***** INFORMATION SUPPLIED *****

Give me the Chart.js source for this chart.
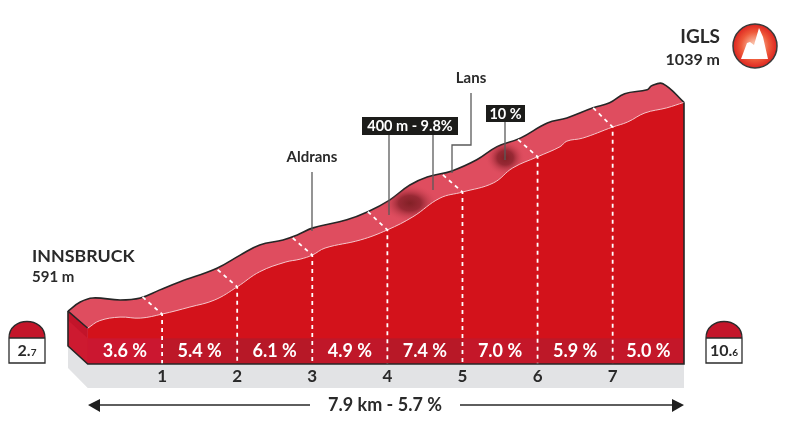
<!DOCTYPE html>
<html><head><meta charset="utf-8">
<style>html,body{margin:0;padding:0;background:#fff}canvas{display:block}</style>
<script src="https://cdn.jsdelivr.net/npm/chart.js@4/dist/chart.umd.min.js"></script>
</head><body>
<canvas id="c" width="790" height="429"></canvas>
<script>
// Profile along the road: km, metres
const frontKm=[0.01,0.17,0.44,0.71,1.00,1.37,1.70,2.00,2.30,2.64,2.84,3.00,3.17,3.64,4.00,4.34,4.70,5.00,5.41,5.67,6.00,6.30,6.39,6.60,7.00,7.20,7.43,7.72,7.95];
const frontElev=[591,606,613,611,619,633,647,673,703,722,728,736,750,766,786,812,849,861,879,909,931,951,962,968,990,1000,1018,1028,1039];
// Upper edge of the raised band
const backKm=[-0.253,-0.09,0.08,0.44,0.71,0.97,1.24,1.73,2.04,2.30,2.61,2.80,3.01,3.46,3.74,4.03,4.30,4.53,4.86,5.19,5.46,5.77,6.13,6.39,6.74,6.96,7.16,7.46,7.52,7.67,7.95];
const backElev=[625,643,651,647,651,667,683,710,736,756,766,776,790,806,822,845,875,891,903,925,951,968,998,1008,1028,1038,1056,1064,1072,1076,1039];
// Kilometre marks
const markKm=[1,2,3,4,5,6,7];
const markFrontElev=[619,673,736,786,861,931,990];
const markTopKm=[0.74,1.74,2.74,3.74,4.74,5.74,6.74];
const markTopElev=[653,707,770,822,895,965,1028];
// Gradient per kilometre
const gradeEdges=[0.01,1,2,3,4,5,6,7,7.95];
const gradeLabels=["3.6 %","5.4 %","6.1 %","4.9 %","7.4 %","7.0 %","5.9 %","5.0 %"];
const gradeShades=["#cb1730","#bd1828","#b71827","#c01729","#b81827","#c41729","#bd1828","#c41729"];
const tickLabels=["1","2","3","4","5","6","7"];
const baseElev=520, topElev=1115, bandElev=571;

const markPts=[];
markKm.forEach((k,i)=>{markPts.push({x:markTopKm[i],y:markTopElev[i]},{x:k,y:markFrontElev[i]},{x:k,y:baseElev},{x:NaN,y:NaN});});

const FONT='Lato, "Noto Sans", sans-serif', INK='#2a2a2a';
function text(ctx,s,x,y,size,align,color,weight){ctx.font=(weight||'bold')+' '+size+'px '+FONT;ctx.textAlign=align||'left';ctx.textBaseline='middle';ctx.fillStyle=color||INK;ctx.fillText(s,x,y);}
function poly(ctx,pts){ctx.beginPath();pts.forEach((p,i)=>i?ctx.lineTo(p[0],p[1]):ctx.moveTo(p[0],p[1]));ctx.closePath();}
function milestone(ctx,x,big,small){
  const w=36,mid=338,bot=363;
  ctx.beginPath();ctx.moveTo(x,mid);ctx.bezierCurveTo(x,316,x+w,316,x+w,mid);ctx.closePath();ctx.fillStyle='#c4162a';ctx.fill();
  ctx.fillStyle='#fff';ctx.fillRect(x,mid,w,bot-mid);
  ctx.strokeStyle='#2b2b2b';ctx.lineWidth=1.3;
  ctx.beginPath();ctx.moveTo(x,mid);ctx.bezierCurveTo(x,316,x+w,316,x+w,mid);ctx.lineTo(x+w,bot);ctx.lineTo(x,bot);ctx.closePath();ctx.moveTo(x,mid);ctx.lineTo(x+w,mid);ctx.stroke();
  ctx.font='bold 16px '+FONT;const a=ctx.measureText(big).width;ctx.font='bold 10px '+FONT;const b=ctx.measureText(small).width;
  const sx=x+w/2-(a+b)/2;text(ctx,big,sx,350.5,16,'left');text(ctx,small,sx+a,352.5,10,'left');
}
function leader(ctx,pts){ctx.strokeStyle='#5a5a5a';ctx.lineWidth=1.3;ctx.beginPath();pts.forEach((p,i)=>i?ctx.lineTo(p[0],p[1]):ctx.moveTo(p[0],p[1]));ctx.stroke();}
function callout(ctx,s,x0,x1,y0,y1,size){ctx.fillStyle='#1c1c1a';ctx.fillRect(x0,y0,x1-x0,y1-y0);text(ctx,s,(x0+x1)/2,(y0+y1)/2+.5,size,'center','#fff');}

const art={id:'art',
 afterDatasetDraw(ch,args){
  const c=ch.ctx,X=ch.scales.x,Y=ch.scales.y,x=v=>X.getPixelForValue(v),y=v=>Y.getPixelForValue(v);
  if(args.index===2){
   // steep sections, kept inside the raised band
   c.save();c.beginPath();backKm.forEach((k,i)=>{i?c.lineTo(x(k),y(backElev[i])):c.moveTo(x(k),y(backElev[i]));});c.lineTo(x(7.95),y(baseElev));c.lineTo(x(-0.253),y(baseElev));c.closePath();c.clip();
   [[4.30,839,28,19],[5.57,929,20,18]].forEach(h=>{
     const px=x(h[0]),py=y(h[1]);c.save();c.translate(px,py);c.scale(h[2],h[3]);
     const g=c.createRadialGradient(0,0,0,0,0,1);g.addColorStop(0,'rgba(125,30,35,.95)');g.addColorStop(.4,'rgba(135,32,42,.8)');g.addColorStop(1,'rgba(223,77,95,0)');
     c.fillStyle=g;c.beginPath();c.arc(0,0,1,0,Math.PI*2);c.fill();c.restore();});
   c.restore();
   const l=x(backKm[0]),f=x(frontKm[0]),t0=y(backElev[0]),t1=y(frontElev[0]),b=y(baseElev),e0=y(bandElev),r=x(7.95);
   // ground shadow
   c.fillStyle='#e2e3e5';poly(c,[[l,346],[f,b],[r,b],[r,388],[f,388],[l,368]]);c.fill();
   // left face
   c.fillStyle='#c2142a';poly(c,[[l,t0],[f,t1],[f,b],[l,346]]);c.fill();
   c.fillStyle='#cd1a30';poly(c,[[l,e0-18],[f,e0],[f,b],[l,346]]);c.fill();
   c.strokeStyle='#262626';c.lineWidth=1.5;c.beginPath();c.moveTo(l,t0);c.lineTo(f,t1);c.stroke();
  }
  if(args.index===1){
   const b=y(baseElev),t=y(bandElev);
   gradeLabels.forEach((s,i)=>{c.fillStyle=gradeShades[i];c.fillRect(x(gradeEdges[i]),t,x(gradeEdges[i+1])-x(gradeEdges[i]),b-t);});
  }
 },
 afterDatasetsDraw(ch){
  const c=ch.ctx,X=ch.scales.x,Y=ch.scales.y,x=v=>X.getPixelForValue(v),y=v=>Y.getPixelForValue(v);
  const b=y(baseElev),l=x(backKm[0]),f=x(frontKm[0]),r=x(7.95);
  // outline
  c.strokeStyle='#262626';c.lineWidth=1.6;c.beginPath();c.moveTo(l,y(backElev[0]));c.lineTo(l,346);c.lineTo(f,b);c.lineTo(r,b);c.lineTo(r,y(1039));c.stroke();
  // gradient labels
  gradeLabels.forEach((s,i)=>{text(c,s,(x(gradeEdges[i])+x(gradeEdges[i+1]))/2,351,18,'center','#fff');});
  // place names and callouts
  text(c,'INNSBRUCK',32,256,17.8,'left');text(c,'591 m',32,277,15,'left');
  text(c,'IGLS',720,37,19,'right');text(c,'1039 m',720,60,16,'right');
  text(c,'Aldrans',312,157,15,'center');leader(c,[[312,172],[312,y(784)]]);
  text(c,'Lans',471,78,15,'center');leader(c,[[471,93],[471,145],[452,145],[452,y(899)]]);
  leader(c,[[389,135],[389,215]]);leader(c,[[433,135],[433,190]]);leader(c,[[505,122],[505,160]]);
  callout(c,'400 m - 9.8%',362,458,117,135,14.5);callout(c,'10 %',486,525,105,122,14.5);
  // milestones
  milestone(c,9,'2.','7');milestone(c,706,'10.','6');
  // summit badge
  const cx=755,cy=46,R=22;
  const g=c.createRadialGradient(cx,cy,4,cx,cy,R);g.addColorStop(0,'#f9b9a0');g.addColorStop(.55,'#ee5a3a');g.addColorStop(1,'#dd2420');
  c.fillStyle=g;c.beginPath();c.arc(cx,cy,R,0,Math.PI*2);c.fill();
  c.strokeStyle='#3a3a3a';c.lineWidth=1.5;c.stroke();
  c.fillStyle='#fff';poly(c,[[741,59],[747,43],[750,42],[754,45],[759,28],[763,37],[768,59]]);c.fill();
  // distance arrow
  c.strokeStyle='#2a2a2a';c.lineWidth=1.6;c.beginPath();c.moveTo(96,405);c.lineTo(310,405);c.moveTo(460,405);c.lineTo(676,405);c.stroke();
  c.fillStyle='#1f1f1f';poly(c,[[88,405],[100,399],[100,412]]);c.fill();poly(c,[[684,405],[672,399],[672,412]]);c.fill();
  text(c,'7.9 km - 5.7 %',385,405,18,'center');
 }};

new Chart(document.getElementById('c'),{
 type:'line',
 data:{datasets:[
  {label:'km marks',data:markPts,borderColor:'#fff',borderWidth:1.8,borderDash:[4,4],pointRadius:0,fill:false,spanGaps:false,clip:false},
  {label:'profile',data:frontKm.map((k,i)=>({x:k,y:frontElev[i]})),borderColor:'#f6c6cb',borderWidth:1,backgroundColor:'#d3121b',pointRadius:0,fill:'start',tension:.4,clip:false},
  {label:'upper edge',data:backKm.map((k,i)=>({x:k,y:backElev[i]})),borderColor:'#262626',borderWidth:1.6,backgroundColor:'#df4d5f',pointRadius:0,fill:'start',tension:.4,clip:false}
 ]},
 options:{responsive:false,animation:false,devicePixelRatio:1,
  layout:{padding:{left:68,right:106,top:64,bottom:0}},
  plugins:{legend:{display:false},tooltip:{enabled:false}},
  scales:{
   x:{type:'linear',min:-0.253,max:7.95,grid:{display:false,drawTicks:false,tickLength:0},border:{display:false},
      afterBuildTicks(a){a.ticks=tickLabels.map(t=>({value:+t}));},
      afterFit(a){a.height=65;},
      ticks:{z:1,autoSkip:false,maxRotation:0,padding:2,color:INK,font:{family:FONT,size:17,weight:'bold'},callback:v=>String(v)}},
   y:{display:false,min:baseElev,max:topElev}
  }},
 plugins:[art]
});
</script>
</body></html>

*****

Restate the material word for word from its first line through the line containing "const baseElev=520, topElev=1115, bandElev=571;", both included; the pictures do not belong in it.

REPLY TO THE TASK:
Give me the Chart.js source for this chart.
<!DOCTYPE html>
<html><head><meta charset="utf-8">
<style>html,body{margin:0;padding:0;background:#fff}canvas{display:block}</style>
<script src="https://cdn.jsdelivr.net/npm/chart.js@4/dist/chart.umd.min.js"></script>
</head><body>
<canvas id="c" width="790" height="429"></canvas>
<script>
// Profile along the road: km, metres
const frontKm=[0.01,0.17,0.44,0.71,1.00,1.37,1.70,2.00,2.30,2.64,2.84,3.00,3.17,3.64,4.00,4.34,4.70,5.00,5.41,5.67,6.00,6.30,6.39,6.60,7.00,7.20,7.43,7.72,7.95];
const frontElev=[591,606,613,611,619,633,647,673,703,722,728,736,750,766,786,812,849,861,879,909,931,951,962,968,990,1000,1018,1028,1039];
// Upper edge of the raised band
const backKm=[-0.253,-0.09,0.08,0.44,0.71,0.97,1.24,1.73,2.04,2.30,2.61,2.80,3.01,3.46,3.74,4.03,4.30,4.53,4.86,5.19,5.46,5.77,6.13,6.39,6.74,6.96,7.16,7.46,7.52,7.67,7.95];
const backElev=[625,643,651,647,651,667,683,710,736,756,766,776,790,806,822,845,875,891,903,925,951,968,998,1008,1028,1038,1056,1064,1072,1076,1039];
// Kilometre marks
const markKm=[1,2,3,4,5,6,7];
const markFrontElev=[619,673,736,786,861,931,990];
const markTopKm=[0.74,1.74,2.74,3.74,4.74,5.74,6.74];
const markTopElev=[653,707,770,822,895,965,1028];
// Gradient per kilometre
const gradeEdges=[0.01,1,2,3,4,5,6,7,7.95];
const gradeLabels=["3.6 %","5.4 %","6.1 %","4.9 %","7.4 %","7.0 %","5.9 %","5.0 %"];
const gradeShades=["#cb1730","#bd1828","#b71827","#c01729","#b81827","#c41729","#bd1828","#c41729"];
const tickLabels=["1","2","3","4","5","6","7"];
const baseElev=520, topElev=1115, bandElev=571;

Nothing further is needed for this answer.